Pitcairn Islands History
History
Pitcairn was either inhabited or frequently visited by Polynesian peoples in earlier centuries (they left glyphs etched in the rocks), and was visited briefly by Portuguese and English explorers (one of whom give it his name), but it was deserted in 1790 when the infamous mutineers of the H.M.A.V. Bounty and their Tahitian companions settled there under the leadership of Fletcher Christian. They burned and sank the ship in what is now called Bounty Bay (there was nowhere else to hide it), and founded a village on Pitcairn. At first a rather lawless community of violent drunks, it was "tamed" when John Adams, the last mutineer to avoid accident or murder, converted the women and children to Christianity. They lived there for 24 years before being rediscovered by the English, who allowed the community to continue.
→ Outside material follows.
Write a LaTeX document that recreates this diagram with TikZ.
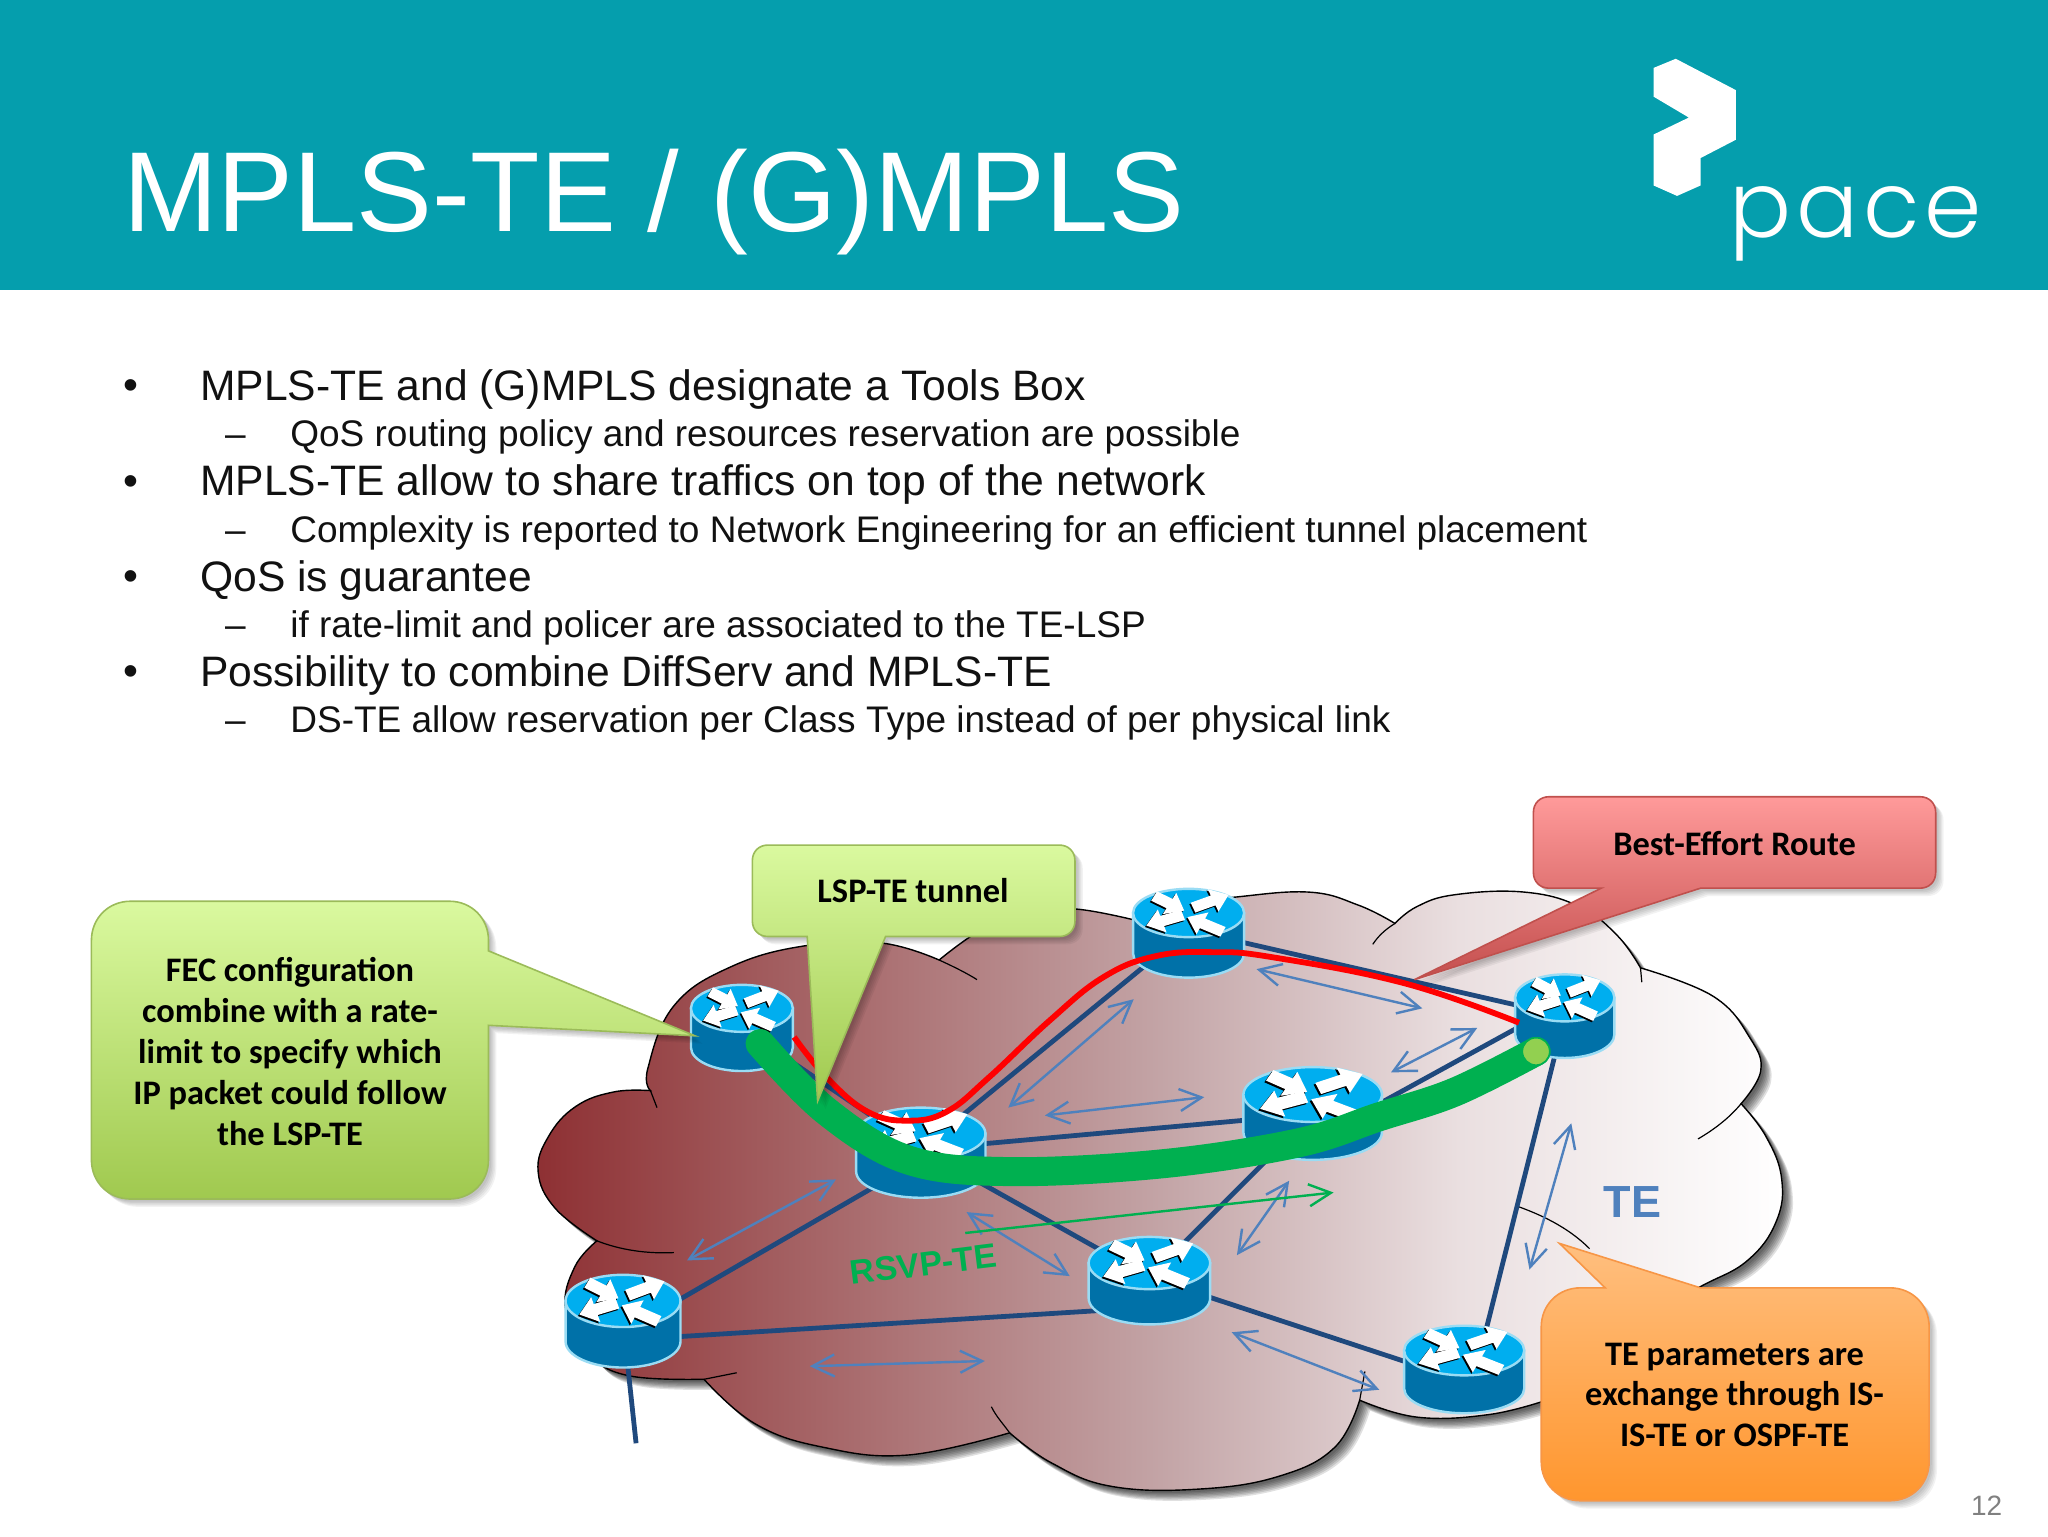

Pitcairn was the first Pacific island to become a British colony (in 1838) and today remains the last vestige of that empire in the South Pacific. Emigration – first to Norfolk Island and mostly to New Zealand in the last century – and a nearly-prohibitive approach to immigration have thinned the population from a peak of 233 in 1937 to less than 50. Furthermore, the island was rocked in 2004 by accusations of chronic and ubiquitous sexual abuse of the community's young female members (including pre-adolescent girls), and the subsequent investigation of much of the adult male population (including several who were no longer living there), six of whom were sentenced to terms in prison. It's unclear whether the Pitcairn society – already hovering at the lower fringes of self-sufficiency – will survive.